We all know now that some think Austin seemingly analgous to the Chicken Ranch in The Best Little Whorehouse in Texas, and used fully it’s weight to secure an unprecedented share of the upcoming new Big 12 agreement. Although details have yet to be given, many think that the Longhorns pulled out their Peacemakers and held up and robbed the rest of the existing members. But maybe that’s what you get when a conference is too top heavy with too few stars. Under the old revenue -sharing agreement, half the money was split equally among the member schools, but the other half was given out based on TV appearances. Seems pretty fair on the surface. There has to be some incentive for the higher-achievers to earn more while protecting the rest of the conference herd. Kind of like college football capitalism–with some social security, disability and a good dental plan thrown in.

So is it pure socialism if the SEC splits their pie in twelve equal shares regardless of merit or achievement? Relax, it’s not an apt comparison. Schools join conferences because they have common interests. They’re neighbors, and they look out for each other even while they compete. Or at least that’s how they used to do it when conferences were still regional entities. But now that the stakes are getting higher, could a change be in the foreseeable future? Well, maybe, but probably not in the next 14 years, which will be when the SEC’s $2.25B TV contract with ESPN and the almost $1B contract with CBS run out. But in an age where a contract means little, don’t think that the SEC might not have attempted to renegotiate if the conference expanded or contracted. Yes, I said contracted.
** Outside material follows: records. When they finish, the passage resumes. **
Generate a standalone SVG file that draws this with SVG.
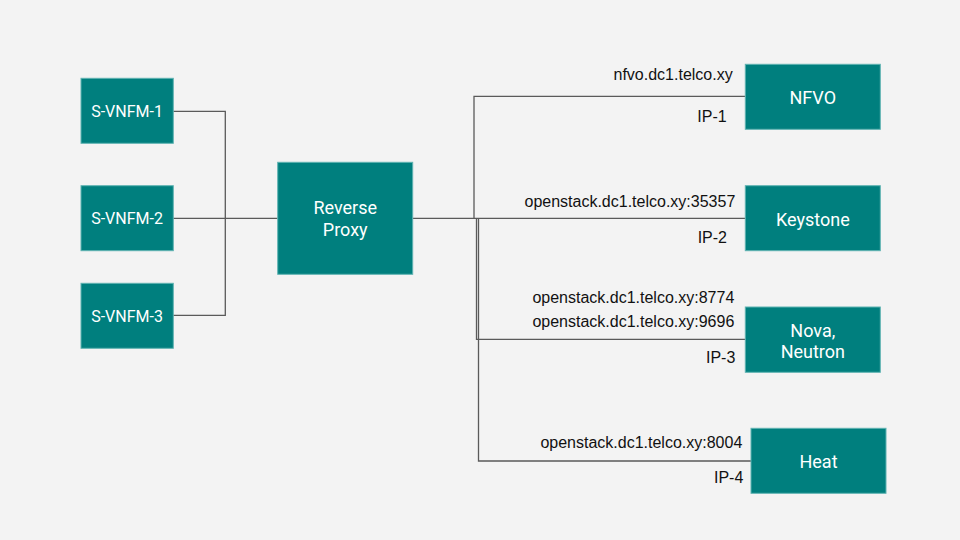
<svg xmlns="http://www.w3.org/2000/svg" width="960" height="540" viewBox="0 0 960 540">
<style>
.box{fill:#007f7e;stroke:#5fb3b2;stroke-width:1}
.bt{font-family:Roboto,"Liberation Sans",sans-serif;font-size:18px;fill:#ffffff;text-anchor:middle}
.bs{font-size:16px}
.lb{font-family:"Liberation Sans",Arial,sans-serif;font-size:16px;fill:#111111;text-anchor:end}
.ln{fill:none;stroke:#5a5a5a;stroke-width:1.3}
</style>
<rect width="960" height="540" fill="#f3f3f3"/>
<g id="connectors">
<polyline class="ln" points="173,111.3 225.3,111.3 225.3,315.3 173,315.3"/>
<line class="ln" x1="173" y1="218.3" x2="277.7" y2="218.3"/>
<line class="ln" x1="412.7" y1="218.3" x2="745.3" y2="218.3"/>
<polyline class="ln" points="474,218.3 474,96.3 745.3,96.3"/>
<polyline class="ln" points="476.5,218.3 476.5,339.3 745.3,339.3"/>
<polyline class="ln" points="478.5,218.3 478.5,461 751,461"/>
</g>
<g id="s-vnfm-1"><rect class="box" x="81" y="78.3" width="92.3" height="65"/><text class="bt bs" x="127" y="116.7">S-VNFM-1</text></g>
<g id="s-vnfm-2"><rect class="box" x="81" y="185.7" width="92.3" height="65"/><text class="bt bs" x="127" y="224">S-VNFM-2</text></g>
<g id="s-vnfm-3"><rect class="box" x="81" y="283.3" width="92.3" height="65"/><text class="bt bs" x="127" y="321.7">S-VNFM-3</text></g>
<g id="reverse-proxy"><rect class="box" x="277.7" y="162.3" width="135" height="112"/><text class="bt" x="345.2" y="214">Reverse</text><text class="bt" x="345.2" y="236">Proxy</text></g>
<g id="nfvo"><rect class="box" x="745.3" y="64.3" width="135" height="65"/><text class="bt" x="812.8" y="104">NFVO</text></g>
<g id="keystone"><rect class="box" x="745.3" y="185.7" width="135" height="65"/><text class="bt" x="812.8" y="225.5">Keystone</text></g>
<g id="nova-neutron"><rect class="box" x="745.3" y="307" width="135" height="65.3"/><text class="bt" x="812.8" y="336.5">Nova,</text><text class="bt" x="812.8" y="357.5">Neutron</text></g>
<g id="heat"><rect class="box" x="751" y="428.3" width="135" height="65"/><text class="bt" x="818.5" y="468.3">Heat</text></g>
<g id="labels">
<text class="lb" x="732.7" y="80">nfvo.dc1.telco.xy</text>
<text class="lb" x="726.7" y="121.7">IP-1</text>
<text class="lb" x="735.3" y="207">openstack.dc1.telco.xy:35357</text>
<text class="lb" x="727" y="243.3">IP-2</text>
<text class="lb" x="734.3" y="303.3">openstack.dc1.telco.xy:8774</text>
<text class="lb" x="734.3" y="327.3">openstack.dc1.telco.xy:9696</text>
<text class="lb" x="735.3" y="362.7">IP-3</text>
<text class="lb" x="742.3" y="448.3">openstack.dc1.telco.xy:8004</text>
<text class="lb" x="743.3" y="483.3">IP-4</text>
</g>
</svg>
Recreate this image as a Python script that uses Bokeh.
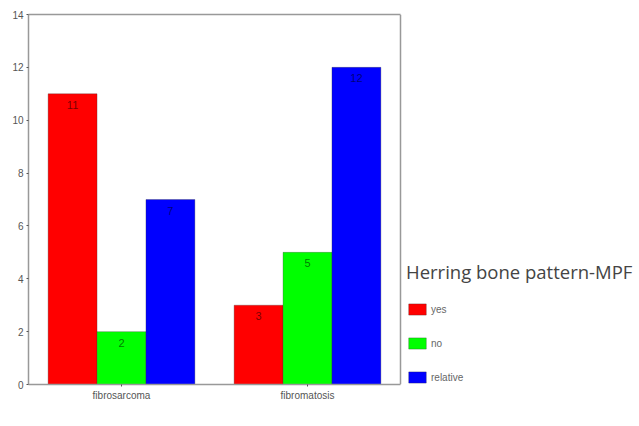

If the SEC would have added a couple of teams, especially one from Texas, it’s natural to think that TV contracts would suddenly be worth a whole lot more, and any mega contract like those signed by the conference will have provisions for dealing with such contingencies. But what if the conference actually shrunk, and not only that, but shrunk the deadwood from it’s roster? Not only would the resulting product be more valuable to the networks–without the affirmative action scheduling of the light-weights, but there would be far fewer mouths to feed. Imagine the $209 earned split among 10 teams, just like the Big 12 just experienced. You’d be looking at a 20% increase for the remaining SEC teams. Cousin, that’s BOOM’in!

But who’s going to start cutting teams from the SEC? Mike Bianchi over at the Orlando Sentinel recently proposed that, saying that the conference would be better off dropping both Mississippi teams from the conference (but leaving Vanderbilt for GPA-boosting purposes). He argues that no one out side of the Magnolia state would care and it sure wouldn’t diminish any TV revenues. Silly Yankees. They move down and live here for years but they’ll never understand the culture of the south. We just don’t treat our kin that way. And besides, he’s obviously never heard the phrase thank God for Mississippi. They may red-shirt Miss Americas, but someone has to be 50th place in just about everything else.

But he does make a good  underlying point–that the conference has it’s top crust and it’s lower half, and save for the occasional superlative season, little changes for the lower tier teams. The top six–Alabama, Tennessee, Georgia, Florida, LSU and Auburn–get most of the exposure and glamor, especially in the BCS era. So what good are the lower half, except for ballast? More over, is there a better disbursement system than the current one to reward the higher achieving teams? Certainly a pay plan like the old Big 12 agreement sounds plausible, where half the money gets split evenly among the members and the other half by merit. Could the top half force the bottom half into such a scenario when TV contracts are renegotiated? Would resentment be rampant from just such a forced agreement? What could the bottom six do in protest, secede to form another conference? Certainly wouldn’t be unheard of from SEC types. That’s kind of been our thing, historically.

Or what about a future farther-fetched scenario: one of two top teams, say Alabama and Florida, enjoy so much success that they become the two-horse team that drive the rest of the league stagecoach. Sounds improbable, given the parity in the conference, but hear me out. Could they one day threaten defection much in the way Texas seemingly did to hold hostage the rest of the conference, to everyone’s eventual detriment? I certainly hope not. I don’t think that’s ingrained in our SEC culture, but after seeing how Texas A&M acted in defiance to Texas’s price shopping, even the oldest of rivals may decide to go their separate ways one day, and I don’t think that the game could sustain such a blow if many others followed suit.

The money has gotten so large and the power bases have gotten so concentrated that revenue sharing might be the biggest threat to our beloved sport in the next decade or so. Not a playoff. Not conference expansions or defections. Not the Golden-Domed stepchild Notre Dame. But pure old-fashioned greed–of money and power. The last two decades have seen college football transition from past time to being a major industry unto itself. I hope that somehow as our sport continues to grow that we don’t forget the simple love of the game that got us this far in the first place.